(What the task asks) Can you transcribe every line exactly and leave the pictures behind?

(Material provided)
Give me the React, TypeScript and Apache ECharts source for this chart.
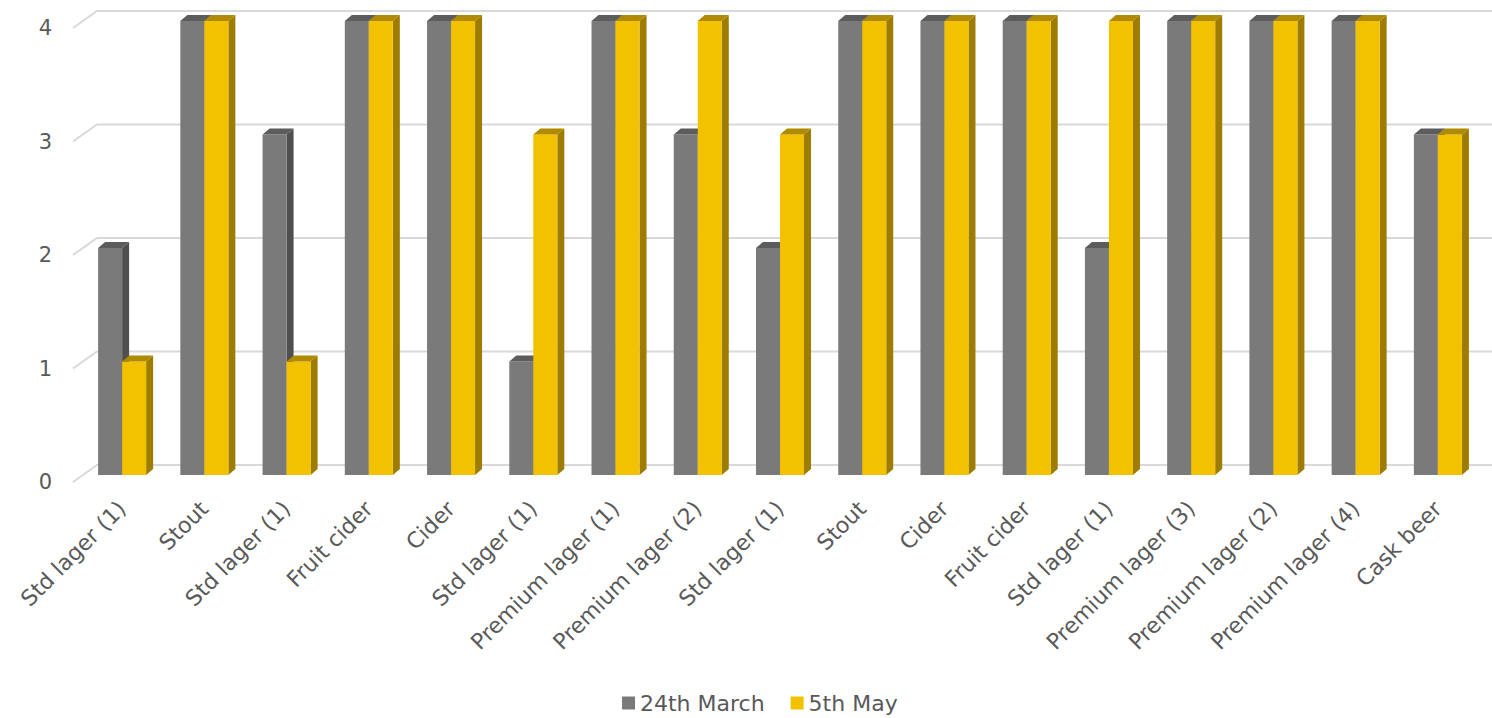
import React, { useEffect, useRef } from "react";
import * as echarts from "echarts";

const categories = [
  "Std lager (1)",
  "Stout",
  "Std lager (1)",
  "Fruit cider",
  "Cider",
  "Std lager (1)",
  "Premium lager (1)",
  "Premium lager (2)",
  "Std lager (1)",
  "Stout",
  "Cider",
  "Fruit cider",
  "Std lager (1)",
  "Premium lager (3)",
  "Premium lager (2)",
  "Premium lager (4)",
  "Cask beer",
];
const march24 = [2, 4, 3, 4, 4, 1, 4, 3, 2, 4, 4, 4, 2, 4, 4, 4, 3];
const may5 = [1, 4, 1, 4, 4, 3, 4, 4, 3, 4, 4, 4, 4, 4, 4, 4, 3];
const yTicks = [0, 1, 2, 3, 4];
const seriesNames = ["24th March", "5th May"];

const FONT = "DejaVu Sans";
const TEXT = "#595959";

const palettes = [
  { front: "#7a7a7a", side: "#4f4f4f", top: "#5c5c5c" },
  { front: "#f2c200", side: "#9e7c00", top: "#b08a00" },
];

function makeBarRender(idx: number) {
  const pal = palettes[idx];
  return (params: any, api: any) => {
    const x = api.value(0);
    const v = api.value(1);
    const base = api.coord([x, 0]);
    const top = api.coord([x, v]);
    const band = api.size([1, 0])[0];
    const w = band * 0.292;
    const dx = 7;
    const dy = 6;
    const x0 = idx === 0 ? base[0] - w : base[0];
    const x1 = x0 + w;
    const yT = top[1];
    const yB = base[1];
    return {
      type: "group",
      children: [
        {
          type: "polygon",
          shape: { points: [[x1, yB], [x1 + dx, yB - dy], [x1 + dx, yT - dy], [x1, yT]] },
          style: { fill: pal.side },
        },
        {
          type: "rect",
          shape: { x: x0, y: yT, width: w, height: yB - yT },
          style: { fill: pal.front },
        },
        {
          type: "polygon",
          shape: { points: [[x0, yT], [x0 + dx, yT - dy], [x1 + dx, yT - dy], [x1, yT]] },
          style: { fill: pal.top },
        },
      ],
    };
  };
}

function gridRender(params: any, api: any) {
  const p = api.coord([0, api.value(1)]);
  const W = api.getWidth();
  return {
    type: "polyline",
    shape: { points: [[p[0], p[1]], [p[0] + 24, p[1] - 17], [W, p[1] - 17]] },
    style: { stroke: "#d9d9d9", lineWidth: 2, fill: "none" },
  };
}

export default function App() {
  const ref = useRef<HTMLDivElement>(null);
  useEffect(() => {
    if (!ref.current) return;
    const chart = echarts.init(ref.current, undefined, { renderer: "svg" });
    chart.setOption({
      animation: false,
      color: [palettes[0].front, palettes[1].front],
      textStyle: { fontFamily: FONT },
      grid: [
        { left: 81, right: 13, top: 21, bottom: 243 },
        { left: 73, right: 13, top: 28, bottom: 236 },
      ],
      xAxis: [
        {
          type: "category",
          gridIndex: 0,
          data: categories,
          axisLine: { show: false },
          axisTick: { show: false },
          axisLabel: {
            interval: 0,
            rotate: 45,
            margin: 30,
            fontSize: 22,
            color: TEXT,
            fontFamily: FONT,
          },
        },
        { type: "value", gridIndex: 1, min: 0, max: 1, show: false },
      ],
      yAxis: [
        {
          type: "value",
          gridIndex: 0,
          min: 0,
          max: 4,
          interval: 1,
          axisLabel: { show: false },
          axisLine: { show: false },
          axisTick: { show: false },
          splitLine: { show: false },
        },
        {
          type: "value",
          gridIndex: 1,
          min: 0,
          max: 4,
          interval: 1,
          axisLabel: { margin: 21, fontSize: 21, color: TEXT, fontFamily: FONT },
          axisLine: { show: false },
          axisTick: { show: false },
          splitLine: { show: false },
        },
      ],
      legend: {
        data: seriesNames,
        top: 687,
        left: 617,
        icon: "rect",
        itemWidth: 13,
        itemHeight: 13,
        itemGap: 26,
        textStyle: { fontSize: 22, color: TEXT, fontFamily: FONT },
      },
      series: [
        {
          type: "custom",
          xAxisIndex: 1,
          yAxisIndex: 1,
          z: 1,
          silent: true,
          renderItem: gridRender,
          data: yTicks.map((t) => [0, t]),
          encode: { x: 0, y: 1 },
        },
        {
          type: "custom",
          name: seriesNames[0],
          xAxisIndex: 0,
          yAxisIndex: 0,
          z: 2,
          itemStyle: { color: palettes[0].front },
          renderItem: makeBarRender(0),
          data: march24.map((v, i) => [i, v]),
          encode: { x: 0, y: 1 },
        },
        {
          type: "custom",
          name: seriesNames[1],
          xAxisIndex: 0,
          yAxisIndex: 0,
          z: 3,
          itemStyle: { color: palettes[1].front },
          renderItem: makeBarRender(1),
          data: may5.map((v, i) => [i, v]),
          encode: { x: 0, y: 1 },
        },
      ],
    });
    return () => chart.dispose();
  }, []);
  return (
    <div
      ref={ref}
      style={{ position: "absolute", left: 0, top: 0, width: 1492, height: 718 }}
    />
  );
}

(Final result)
Give me the React, TypeScript and Apache ECharts source for this chart.
import React, { useEffect, useRef } from "react";
import * as echarts from "echarts";

const categories = [
  "Std lager (1)",
  "Stout",
  "Std lager (1)",
  "Fruit cider",
  "Cider",
  "Std lager (1)",
  "Premium lager (1)",
  "Premium lager (2)",
  "Std lager (1)",
  "Stout",
  "Cider",
  "Fruit cider",
  "Std lager (1)",
  "Premium lager (3)",
  "Premium lager (2)",
  "Premium lager (4)",
  "Cask beer",
];
const march24 = [2, 4, 3, 4, 4, 1, 4, 3, 2, 4, 4, 4, 2, 4, 4, 4, 3];
const may5 = [1, 4, 1, 4, 4, 3, 4, 4, 3, 4, 4, 4, 4, 4, 4, 4, 3];
const yTicks = [0, 1, 2, 3, 4];
const seriesNames = ["24th March", "5th May"];

const FONT = "DejaVu Sans";
const TEXT = "#595959";

const palettes = [
  { front: "#7a7a7a", side: "#4f4f4f", top: "#5c5c5c" },
  { front: "#f2c200", side: "#9e7c00", top: "#b08a00" },
];

function makeBarRender(idx: number) {
  const pal = palettes[idx];
  return (params: any, api: any) => {
    const x = api.value(0);
    const v = api.value(1);
    const base = api.coord([x, 0]);
    const top = api.coord([x, v]);
    const band = api.size([1, 0])[0];
    const w = band * 0.292;
    const dx = 7;
    const dy = 6;
    const x0 = idx === 0 ? base[0] - w : base[0];
    const x1 = x0 + w;
    const yT = top[1];
    const yB = base[1];
    return {
      type: "group",
      children: [
        {
          type: "polygon",
          shape: { points: [[x1, yB], [x1 + dx, yB - dy], [x1 + dx, yT - dy], [x1, yT]] },
          style: { fill: pal.side },
        },
        {
          type: "rect",
          shape: { x: x0, y: yT, width: w, height: yB - yT },
          style: { fill: pal.front },
        },
        {
          type: "polygon",
          shape: { points: [[x0, yT], [x0 + dx, yT - dy], [x1 + dx, yT - dy], [x1, yT]] },
          style: { fill: pal.top },
        },
      ],
    };
  };
}

function gridRender(params: any, api: any) {
  const p = api.coord([0, api.value(1)]);
  const W = api.getWidth();
  return {
    type: "polyline",
    shape: { points: [[p[0], p[1]], [p[0] + 24, p[1] - 17], [W, p[1] - 17]] },
    style: { stroke: "#d9d9d9", lineWidth: 2, fill: "none" },
  };
}

export default function App() {
  const ref = useRef<HTMLDivElement>(null);
  useEffect(() => {
    if (!ref.current) return;
    const chart = echarts.init(ref.current, undefined, { renderer: "svg" });
    chart.setOption({
      animation: false,
      color: [palettes[0].front, palettes[1].front],
      textStyle: { fontFamily: FONT },
      grid: [
        { left: 81, right: 13, top: 21, bottom: 243 },
        { left: 73, right: 13, top: 28, bottom: 236 },
      ],
      xAxis: [
        {
          type: "category",
          gridIndex: 0,
          data: categories,
          axisLine: { show: false },
          axisTick: { show: false },
          axisLabel: {
            interval: 0,
            rotate: 45,
            margin: 30,
            fontSize: 22,
            color: TEXT,
            fontFamily: FONT,
          },
        },
        { type: "value", gridIndex: 1, min: 0, max: 1, show: false },
      ],
      yAxis: [
        {
          type: "value",
          gridIndex: 0,
          min: 0,
          max: 4,
          interval: 1,
          axisLabel: { show: false },
          axisLine: { show: false },
          axisTick: { show: false },
          splitLine: { show: false },
        },
        {
          type: "value",
          gridIndex: 1,
          min: 0,
          max: 4,
          interval: 1,
          axisLabel: { margin: 21, fontSize: 21, color: TEXT, fontFamily: FONT },
          axisLine: { show: false },
          axisTick: { show: false },
          splitLine: { show: false },
        },
      ],
      legend: {
        data: seriesNames,
        top: 687,
        left: 617,
        icon: "rect",
        itemWidth: 13,
        itemHeight: 13,
        itemGap: 26,
        textStyle: { fontSize: 22, color: TEXT, fontFamily: FONT },
      },
      series: [
        {
          type: "custom",
          xAxisIndex: 1,
          yAxisIndex: 1,
          z: 1,
          silent: true,
          renderItem: gridRender,
          data: yTicks.map((t) => [0, t]),
          encode: { x: 0, y: 1 },
        },
        {
          type: "custom",
          name: seriesNames[0],
          xAxisIndex: 0,
          yAxisIndex: 0,
          z: 2,
          itemStyle: { color: palettes[0].front },
          renderItem: makeBarRender(0),
          data: march24.map((v, i) => [i, v]),
          encode: { x: 0, y: 1 },
        },
        {
          type: "custom",
          name: seriesNames[1],
          xAxisIndex: 0,
          yAxisIndex: 0,
          z: 3,
          itemStyle: { color: palettes[1].front },
          renderItem: makeBarRender(1),
          data: may5.map((v, i) => [i, v]),
          encode: { x: 0, y: 1 },
        },
      ],
    });
    return () => chart.dispose();
  }, []);
  return (
    <div
      ref={ref}
      style={{ position: "absolute", left: 0, top: 0, width: 1492, height: 718 }}
    />
  );
}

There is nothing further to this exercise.